Basically, I would like to see a bigger variety of rooms and corridors espec-
ially at deeper levels, including:
* big pits, rooms which are filled with a big pit, bridges over pits etc.
* huge rooms, natural caverns, corridors which are 2 or 3 wide, long hallways,
pillars scattered about big rooms, big doors (if possible)
* statues, fountains, thrones, pedestals, gates, and other dungeon furnishings
* trapped doors, trapped furnishings, traps which activate for a wider variety
of effects (create traps anyone), hidden compartments which are handled as
traps but when disarmed create a GOOD or EXCELLENT drop
* more varieties of rooms within rooms, pits within rooms, rooms within pits,
to the point where some rooms will start to resemble the town level with LOTS
of monsters swarming around
* floor coverings, water, fog, mud, lava, creatures which are invisible in water
(ie SWIM)
* when monsters are generated on pits, they come from deeper levels ("It crawls
out of the pit.") and are not restricted to 25+ distance away. This restriction
shoud also be lifted for teleporting monsters.

Basically, I want the thrill of exploring to be heightened.
Fig 1: A typical Unangand dungeon. The chambers in the right hand side are surrounded by a grass-filled cavern with the occasional tree. Vines and mossy walls decorate the nearby tunnels. However, between the vines, some walls seep blood. Click for a more detailed view.

And lastly, I spent a lot of reprogramming that other Angband time sink: the Angband Borg. Again, this code has been lost. I can only suggest that Dr Andrew White has done a better job and more in the spirit of Ben Harrison's original intentions than I was ever capable of.

UnAngband proper appeared on or around December 2001. I can find a report of version 0.1.1 existing in a Angband variants FAQ and certainly I had progressed enough (in my mind) to advance the version number to 0.4.0 by mid-2001. My announcement post included a feature list that will seem familiar to the 'modern' Unangband player and long enough to impress Eric Bock, while accompanied by mild consternation by many that they couldn't access the website I was hosting it on nor download the executable from the ftp server. My, how things haven't changed. If anyone can locate a link to the original usenet posts where Robert Ruehlmann suggested that I call the variant UnAngband, that would be much appreciated (It may have actually been an IRC conversation, so don't search too hard).
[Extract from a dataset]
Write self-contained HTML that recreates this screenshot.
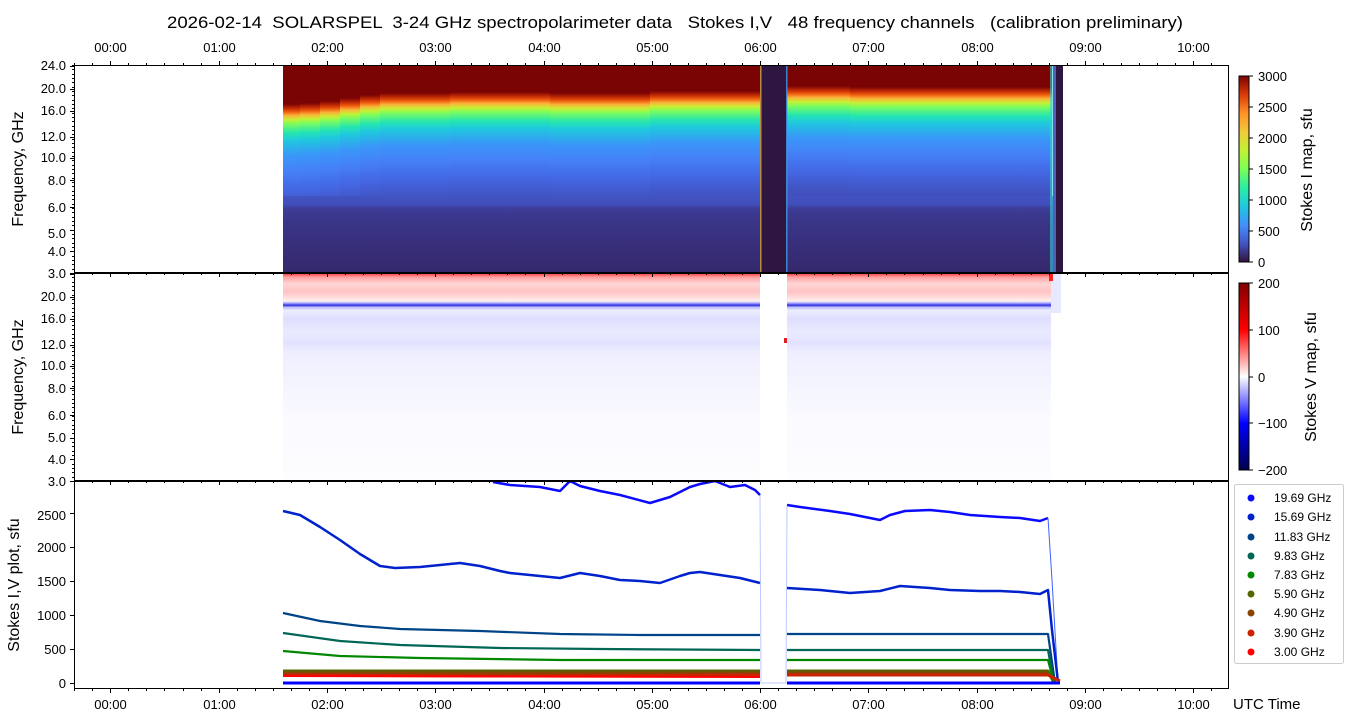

Of particular relevance from that later announcement, is the description of UnAngband dungeon generation at the time:

Features added to the dungeon include new traps, water, ice, lava,
mud and chasms. These are detailled in f_info.txt and
defined using additional fields and flags documented in the same
file. Monsters should be able to traverse various terrain types
depending on additional flags in r_info.txt. Lakes and rivers
will be generated through some dungeon levels.

Room descriptions have been added. These are displayed when a
player lites up or enters a room. Room descriptions can also add
extra monsters, objects and features. See d_info.txt for details.
I can tell you that the dungeon lakes were still being generated at that point by a drunken walk algorithm, and rivers by a modified version of the streamer code.

If it's not clear to you why I'm discussing the history of the Unangband dungeon generation code, it's because I want to emphasize how long exactly I have been thinking about dungeon generation for, and how I have ended up with a monolithic 11,852 line generate.c file, 953 distinct feature types, 23 high-level room types, another 805 'room description' lines which may be combined in a number of ways, 64 separate dungeons in a linked wilderness, all of which together drives the Unangband dungeon generation routines. The Unangband dungeon generation code also has not existed in isolation: there has been considerable cross-pollination between it and other Angband variants - firstly with EyAngband adopting the Unangband room generation code, and then both Hengband (now Entroband) and NPPAngband adapted the Unangband feature types with considerable modification in both instances. I have also borrowed extensively from the NPPAngband and Sangband dungeon generation routines as well as spending more time than perhaps is healthy getting to understand the Zangband wilderness generation code.

And I'm finally in a position where I can confidently say that dungeon generation in Unangband is a 'solved' problem, and I am happy with the final result. I still want to completely rewrite wilderness generation, but that is a version 2 item, and one I'm happy to put aside for a while. I'll also steal FAAngband's 'full wilderness levels' at some point in the near future, but I don't feel a compelling argument for them, and without the FAAngband wilderness to go with it, those levels can seem empty and hard to explore.

So what does UnAngband dungeon generation deliver and how (and why)? Well, to understand that, you need to understand a little about Angband dungeon generation, and what the benefits and drawbacks of that are. And that is a discussion I'll be saving for part two.

3 comments:

Mikolaj said...

Now I understand better why I don't want to ever touch generate.c. :D

A technical issue: with my browser font setup I cannot see last 1/5 of the lines of the text written in monospace font. Stupid blogger.com.

Aron Murray said...

Finally an artical that will actually aid me in my own roguelike endevours.

Not that your other havnt been terrific but im so lost with dungeon generation atm.

Unknown said...

Room descriptions add surprisingly much to roguelikes (along with npc and non-auto-generated item descriptions). I'll have to add them to my game, too, but first I should start adding some more generic content :D

Nice article, I'm looking forward to part 2.

You seem to be writing a lot, it was a good choice then to develop an Angband variant, which is less programming and more content adding (in my simple understandings).